Wednesday, October 27, 2004

Skimmity Ride 'Round Town

Roger Simon is an enjoyable read for a view that takes a step back and ponders the bigger picture.

Roger notes how the truth has become dispensable in this season of desperation for The Left.

You know this particular attempt by The New York Times and CBS to flog this low-rent partisan propaganda from self-serving (to put it mildly) UN bureaucrats ten days before an election would be risible if the election itself weren't so important. Well, it must be to them too. That's obvious - because if they were doing it to sell newspapers, they are driving most of us further and further away from print.
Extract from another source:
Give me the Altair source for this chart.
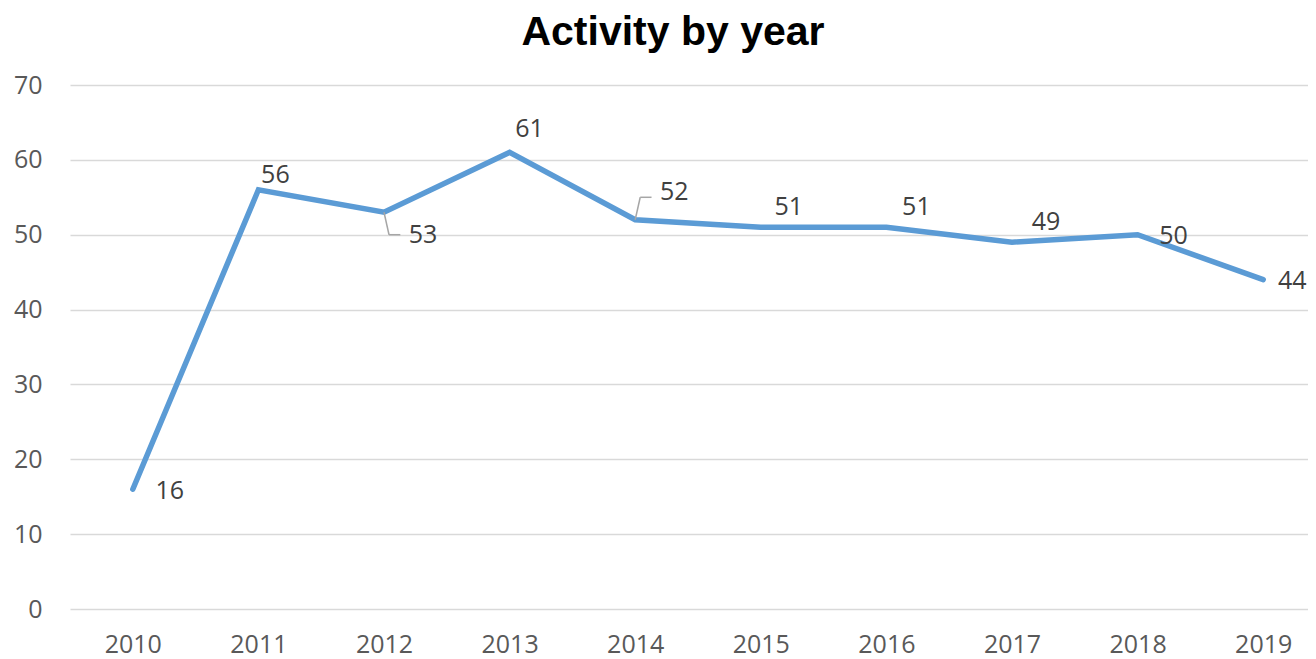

His solution is delicious indeed:

Now who is responsible for this cheap smear? Well, as one real smart fellow once said, "Freedom of the press belongs to the man who owns one." And nobody that I know of has been able to successfully contradict him. And the man who owns The New York Times is Pinch Sulzberger. He'd evidently rather see George Bush lose than his newspaper print the truth. Now what should be done about Mr. Sulzberger's behavior? I propose a 'skimmity ride.' You English majors may recall it from Chapter 36 of Thomas Hardy's The Mayor of Casterbridge. The offending party is driven around the town in an open wagon and subjected to public ridicule. Maybe we should bring that back.

Another example of how The Left wants only rights but not the attendent responsibilities.